ITD: Welche Stellung nimmt hier z.B. ein cleveres Projektmanagement ein, um Best Practices zu etablieren?
Deichsel:
Ganz gleich, ob eigene Chefposten für Remote Work entstehen oder die Themen-Ownerschaft neu definiert wird – um mobiles Arbeiten langfristig in Organisationen zu etablieren, braucht es clevere Projektmanager mit Know-how im Bereich virtuelle Führung und Technik. Ihr Erfolg hängt dabei nicht nur davon ab, eine Remote-Infrastruktur einzurichten, sondern auch kooperativ und abteilungsübergreifend zu arbeiten. Denn eine effektive Verhaltens- und Kulturänderung integriert alle von der Transformation Betroffene, sodass sie frühzeitig verstehen, wie sich ihre Tätigkeiten wandeln. Konkret heißt das: Mitarbeiter gilt es zu befähigen, sich selbst zu organisieren, ihre Eigenverantwortung zu stärken und ihnen die Möglichkeit zu geben, sich fachlich, inhaltlich und persönlich weiterzuentwickeln. In der Praxis zeigt sich darüber hinaus immer wieder, dass für den Erfolg von solchen Transformationsprojekten sogenannten Power Skills eine erhebliche Rolle spielen.

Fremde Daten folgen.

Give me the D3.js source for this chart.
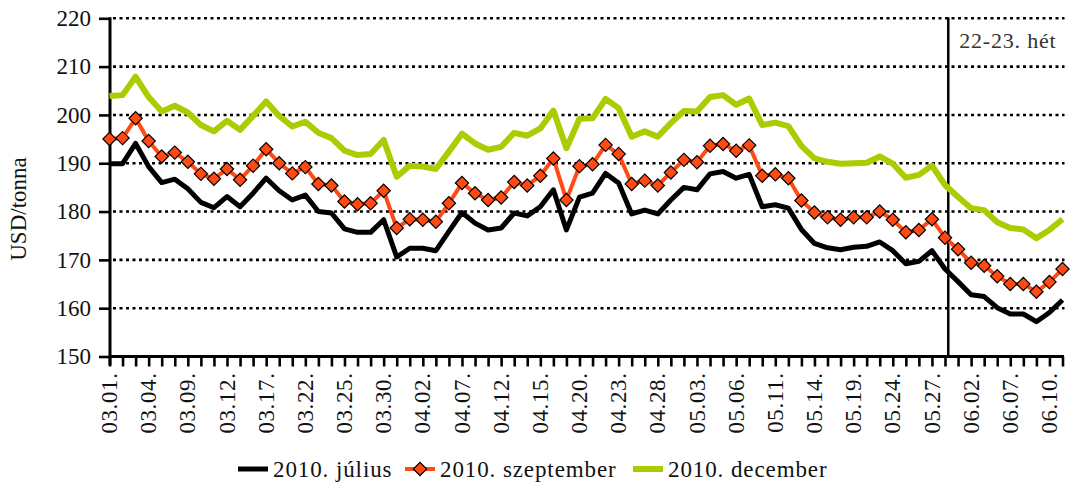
<!DOCTYPE html>
<html><head><meta charset="utf-8">
<script src="https://cdn.jsdelivr.net/npm/d3@7"></script>
<style>html,body{margin:0;padding:0;background:#fff;}svg{display:block;}</style>
</head><body>
<svg id="c" width="1070" height="484"></svg>
<script>
const dates = ["03.01.","03.02.","03.03.","03.04.","03.05.","03.08.","03.09.","03.10.","03.11.","03.12.","03.15.","03.16.","03.17.","03.18.","03.19.","03.22.","03.23.","03.24.","03.25.","03.26.","03.29.","03.30.","03.31.",
"04.01.","04.02.","04.05.","04.06.","04.07.","04.08.","04.09.","04.12.","04.13.","04.14.","04.15.","04.16.","04.19.","04.20.","04.21.","04.22.","04.23.","04.26.","04.27.","04.28.","04.29.","04.30.",
"05.03.","05.04.","05.05.","05.06.","05.07.","05.10.","05.11.","05.12.","05.13.","05.14.","05.17.","05.18.","05.19.","05.20.","05.21.","05.24.","05.25.","05.26.","05.27.","05.28.",
"06.01.","06.02.","06.03.","06.04.","06.07.","06.08.","06.09.","06.10.","06.11."];
const july = [189.9,189.9,194.1,189.3,186.0,186.7,184.7,181.9,180.8,183.1,181.0,183.8,186.9,184.3,182.4,183.4,180.0,179.7,176.4,175.7,175.7,178.3,170.6,172.4,172.4,171.9,175.9,179.8,177.6,176.2,176.6,179.7,179.1,181.0,184.5,176.2,183.0,183.8,187.9,185.9,179.5,180.3,179.5,182.4,185.0,184.5,187.8,188.3,186.9,187.7,181.0,181.4,180.7,176.3,173.4,172.5,172.1,172.6,172.8,173.7,171.9,169.2,169.7,171.9,168.1,165.5,162.8,162.4,160.1,158.8,158.8,157.2,159.1,161.7];
const september = [195.0,195.2,199.3,194.6,191.4,192.2,190.3,187.8,186.8,188.8,186.6,189.5,192.9,190.0,187.9,189.2,185.7,185.4,182.1,181.5,181.7,184.3,176.6,178.4,178.3,177.9,181.7,185.9,183.8,182.4,182.9,186.1,185.4,187.4,191.0,182.4,189.4,189.8,193.8,191.9,185.7,186.4,185.4,188.1,190.7,190.2,193.6,194.0,192.6,193.7,187.4,187.7,186.9,182.3,179.8,178.8,178.3,178.8,178.8,180.0,178.3,175.7,176.2,178.4,174.6,172.2,169.4,168.8,166.6,165.0,165.0,163.4,165.4,168.1];
const december = [203.9,204.1,207.9,203.7,200.7,201.9,200.5,197.9,196.6,198.8,196.9,199.8,202.8,199.8,197.6,198.6,196.3,195.2,192.6,191.7,191.9,194.8,187.2,189.5,189.3,188.8,192.4,196.1,194.1,192.8,193.4,196.3,195.7,197.2,200.9,193.1,199.2,199.3,203.3,201.4,195.5,196.6,195.5,198.3,200.8,200.7,203.7,204.1,202.1,203.4,197.9,198.4,197.7,193.6,191.0,190.3,189.9,190.0,190.1,191.4,189.9,187.0,187.6,189.5,185.5,183.0,180.7,180.3,177.8,176.6,176.3,174.5,176.2,178.4];
const yTicks = [150,160,170,180,190,200,210,220];
const seriesNames = ["2010. július","2010. szeptember","2010. december"];
const weekMarkIndex = 64.25;
const weekLabel = "22-23. hét";
const yTitle = "USD/tonna";

const FONT = "'Liberation Serif','Times New Roman',serif";
const svg = d3.select("#c");
const L = 110, R = 1062.5, T = 18.3, B = 356.5;
const x = d3.scaleLinear().domain([0, dates.length - 1]).range([109.5, R]);
const y = d3.scaleLinear().domain([150, 220]).range([B, T]);

// gridlines
svg.append("g").selectAll("line").data(yTicks.filter(v => v > 150)).join("line")
  .attr("x1", L + 3).attr("x2", R + 2).attr("y1", d => y(d)).attr("y2", d => y(d))
  .attr("stroke", "#000").attr("stroke-width", 2.6).attr("stroke-dasharray", "3,3.5");

// y axis
const ya = svg.append("g").attr("transform", `translate(${L},0)`)
  .call(d3.axisLeft(y).tickValues(yTicks).tickSize(11).tickPadding(8).tickFormat(d3.format("d")));
ya.select(".domain").remove();
ya.selectAll(".tick line").attr("stroke", "#000").attr("stroke-width", 2.6);
ya.selectAll(".tick text").attr("font-family", FONT).attr("font-size", 23).attr("fill", "#111");
svg.append("line").attr("x1", L).attr("x2", L).attr("y1", T - 1).attr("y2", B + 9)
  .attr("stroke", "#000").attr("stroke-width", 3);

// x axis
const xa = svg.append("g").attr("transform", `translate(0,${B})`)
  .call(d3.axisBottom(x).tickValues(d3.range(dates.length)).tickSize(10).tickFormat(""));
xa.select(".domain").remove();
xa.selectAll(".tick line").attr("stroke", "#000").attr("stroke-width", 2.6);
svg.append("line").attr("x1", L).attr("x2", R + 1.5).attr("y1", B).attr("y2", B)
  .attr("stroke", "#000").attr("stroke-width", 3);
svg.append("g").selectAll("text").data(d3.range(0, dates.length, 3)).join("text")
  .attr("transform", d => `translate(${x(d)},${B + 16}) rotate(-90)`)
  .attr("text-anchor", "end").attr("dy", "0.33em")
  .attr("font-family", FONT).attr("font-size", 23).attr("letter-spacing", 0.6).attr("fill", "#111")
  .text(d => dates[d]);

// y title
svg.append("text").attr("transform", `translate(26,209) rotate(-90)`)
  .attr("text-anchor", "middle").attr("font-family", FONT).attr("font-size", 23).attr("fill", "#111")
  .text(yTitle);

// week marker
svg.append("line").attr("x1", x(weekMarkIndex)).attr("x2", x(weekMarkIndex)).attr("y1", T - 1).attr("y2", B)
  .attr("stroke", "#000").attr("stroke-width", 2.5);
svg.append("text").attr("x", x(weekMarkIndex) + 11).attr("y", 48)
  .attr("font-family", FONT).attr("font-size", 22).attr("letter-spacing", 0.8).attr("fill", "#333").text(weekLabel);

// series
const line = d3.line().x((d, i) => x(i)).y(d => y(d));
const ORANGE = "#FF4A14", GREEN = "#AACC00";
svg.append("path").datum(december).attr("d", line).attr("fill", "none")
  .attr("stroke", GREEN).attr("stroke-width", 6).attr("stroke-linejoin", "round");
svg.append("path").datum(july).attr("d", line).attr("fill", "none")
  .attr("stroke", "#000").attr("stroke-width", 5).attr("stroke-linejoin", "round");
svg.append("path").datum(september).attr("d", line).attr("fill", "none")
  .attr("stroke", ORANGE).attr("stroke-width", 4).attr("stroke-linejoin", "round");
const diamond = d3.symbol(d3.symbolSquare, 88);
svg.append("g").selectAll("path").data(september).join("path")
  .attr("d", diamond).attr("transform", (d, i) => `translate(${x(i)},${y(d)}) rotate(45)`)
  .attr("fill", ORANGE).attr("stroke", "#000").attr("stroke-width", 1.2);

// legend
const legY = 469;
const leg = [
  {name: seriesNames[0], color: "#000", w: 5, marker: false, x0: 238},
  {name: seriesNames[1], color: ORANGE, w: 4, marker: true, x0: 405},
  {name: seriesNames[2], color: GREEN, w: 6, marker: false, x0: 633}
];
leg.forEach(l => {
  svg.append("line").attr("x1", l.x0).attr("x2", l.x0 + 30).attr("y1", legY).attr("y2", legY)
    .attr("stroke", l.color).attr("stroke-width", l.w);
  if (l.marker) svg.append("path").attr("d", diamond)
    .attr("transform", `translate(${l.x0 + 15},${legY}) rotate(45)`)
    .attr("fill", ORANGE).attr("stroke", "#000").attr("stroke-width", 1.2);
  svg.append("text").attr("x", l.x0 + 35).attr("y", legY).attr("dy", "0.35em")
    .attr("font-family", FONT).attr("font-size", 23).attr("letter-spacing", 0.9).attr("fill", "#111").text(l.name);
});
</script>
</body></html>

Das verdeutlicht nicht zuletzt auch die aktuelle Ausgabe des Pulse of the Profession Reports 2023 des Project Management Institute (PMI). Dort gelten etwa transparente Kommunikation und lösungsorientiertes Konflikt-Management als entscheidende Faktoren, die dazu beitragen, dass fast 80 Prozent der Projekte ihr geplantes Ziel erreichen. Damit Remote also funktioniert, geht es nicht um Slack, Zoom oder Teams, sondern einen zivilisatorischen Wandel, der den neuen Erwartungen an den Arbeitsplatz gerecht wird und eine positive Dynamik im Unternehmen aufbaut. Ohne bewusstes Management beim Thema „dezentrales Arbeiten“ verlassen sich Unternehmen darauf, dass jeder einzelne Mitarbeiter zur richtigen Zeit das Richtige tut.